=== Work to do ===
Starting at the top of the listing, extract every line up to and including the one with "plt.rcParams['mathtext.it'] = 'Liberation". Pictures stay out of the copy.

=== Given material ===
---+---
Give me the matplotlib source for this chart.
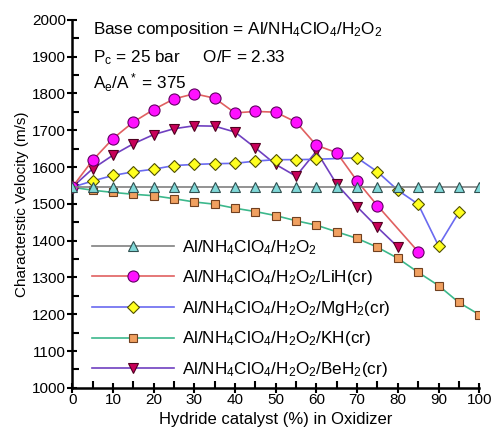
import numpy as np
import matplotlib
matplotlib.use("Agg")
import matplotlib.pyplot as plt
from matplotlib.ticker import MultipleLocator

plt.rcParams['font.family'] = ['Liberation Sans', 'DejaVu Sans']
plt.rcParams['mathtext.fontset'] = 'custom'
plt.rcParams['mathtext.rm'] = 'Liberation Sans'
plt.rcParams['mathtext.it'] = 'Liberation Sans'

# x = hydride catalyst (%) in oxidizer, y = characteristic velocity (m/s)
x_base = list(range(0, 101, 5))
base = [1545] * 21

x_lih = list(range(0, 76, 5)) + [85]
lih = [1545, 1618, 1677, 1722, 1756, 1785, 1799, 1787, 1747, 1751, 1749,
       1722, 1659, 1639, 1562, 1495, 1370]

x_mgh = list(range(0, 61, 5)) + [70, 75, 80, 85, 90, 95]
mgh = [1545, 1562, 1577, 1587, 1594, 1604, 1607, 1609, 1610, 1616, 1620,
       1620, 1621, 1625, 1587, 1537, 1499, 1386, 1477]

x_kh = list(range(0, 101, 5))
kh = [1545, 1537, 1531, 1526, 1522, 1514, 1505, 1499, 1488, 1479, 1468,
      1454, 1442, 1424, 1406, 1382, 1352, 1314, 1278, 1232, 1199]

x_beh = list(range(0, 81, 5))
beh = [1545, 1595, 1632, 1663, 1688, 1704, 1712, 1711, 1695, 1652, 1607,
       1575, 1643, 1553, 1492, 1436, 1383]

lab_base = r"Al/NH$_4$ClO$_4$/H$_2$O$_2$"
lab_lih = r"Al/NH$_4$ClO$_4$/H$_2$O$_2$/LiH(cr)"
lab_mgh = r"Al/NH$_4$ClO$_4$/H$_2$O$_2$/MgH$_2$(cr)"
lab_kh = r"Al/NH$_4$ClO$_4$/H$_2$O$_2$/KH(cr)"
lab_beh = r"Al/NH$_4$ClO$_4$/H$_2$O$_2$/BeH$_2$(cr)"

fig = plt.figure(figsize=(4.91, 4.30), dpi=100)
ax = fig.add_axes([0.147, 0.098, 0.829, 0.856])

ax.plot(x_kh, kh, '-s', color='#3cb88c', lw=1.2, ms=5.5,
        mfc='#f0a060', mec='#704020', mew=0.8, label=lab_kh, zorder=3)
ax.plot(x_beh, beh, '-v', color='#7040c0', lw=1.2, ms=7,
        mfc='#c8005a', mec='#500020', mew=0.8, label=lab_beh, zorder=4)
ax.plot(x_mgh, mgh, '-D', color='#6a6af0', lw=1.2, ms=6,
        mfc='#ffff20', mec='#505000', mew=0.8, label=lab_mgh, zorder=5)
ax.plot(x_lih, lih, '-o', color='#e06060', lw=1.2, ms=8,
        mfc='#ff10ff', mec='#600060', mew=0.8, label=lab_lih, zorder=6)
ax.plot(x_base, base, '-^', color='#808080', lw=1.2, ms=6.5,
        mfc='#80d8d8', mec='#305050', mew=0.8, label=lab_base, zorder=7)

ax.set_xlim(0, 100)
ax.set_ylim(1000, 2000)
ax.xaxis.set_major_locator(MultipleLocator(10))
ax.xaxis.set_minor_locator(MultipleLocator(5))
ax.yaxis.set_major_locator(MultipleLocator(100))
ax.yaxis.set_minor_locator(MultipleLocator(50))
ax.tick_params(which='major', direction='inout', length=7, width=1.5, labelsize=11)
ax.tick_params(which='minor', direction='in', length=5, width=1.5)
ax.tick_params(axis='x', pad=0)
ax.tick_params(axis='y', pad=1)
for s in ['top', 'right']:
    ax.spines[s].set_visible(False)
for s in ['left', 'bottom']:
    ax.spines[s].set_linewidth(1.8)

ax.set_xlabel("Hydride catalyst (%) in Oxidizer", fontsize=12, labelpad=4)
ax.set_ylabel("Characterstic Velocity (m/s)", fontsize=11, labelpad=2)

ax.text(5, 1973, r"Base composition = Al/NH$_4$ClO$_4$/H$_2$O$_2$", fontsize=12.3, va='center')
ax.text(5, 1897, r"P$_c$ = 25 bar     O/F = 2.33", fontsize=12.3, va='center')
ax.text(5, 1828, r"A$_e$/A$^*$ = 375", fontsize=12.3, va='center')

h, l = ax.get_legend_handles_labels()
order = [4, 3, 2, 0, 1]
ax.legend([h[i] for i in order], [l[i] for i in order], loc='lower left',
          bbox_to_anchor=(0.01, -0.018), frameon=False, fontsize=12.3,
          handlelength=4.8, labelspacing=0.68, handletextpad=0.5)

fig.savefig("out.png", dpi=100)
---+---
=== Written reply ===
Give me the matplotlib source for this chart.
import numpy as np
import matplotlib
matplotlib.use("Agg")
import matplotlib.pyplot as plt
from matplotlib.ticker import MultipleLocator

plt.rcParams['font.family'] = ['Liberation Sans', 'DejaVu Sans']
plt.rcParams['mathtext.fontset'] = 'custom'
plt.rcParams['mathtext.rm'] = 'Liberation Sans'
plt.rcParams['mathtext.it'] = 'Liberation Sans'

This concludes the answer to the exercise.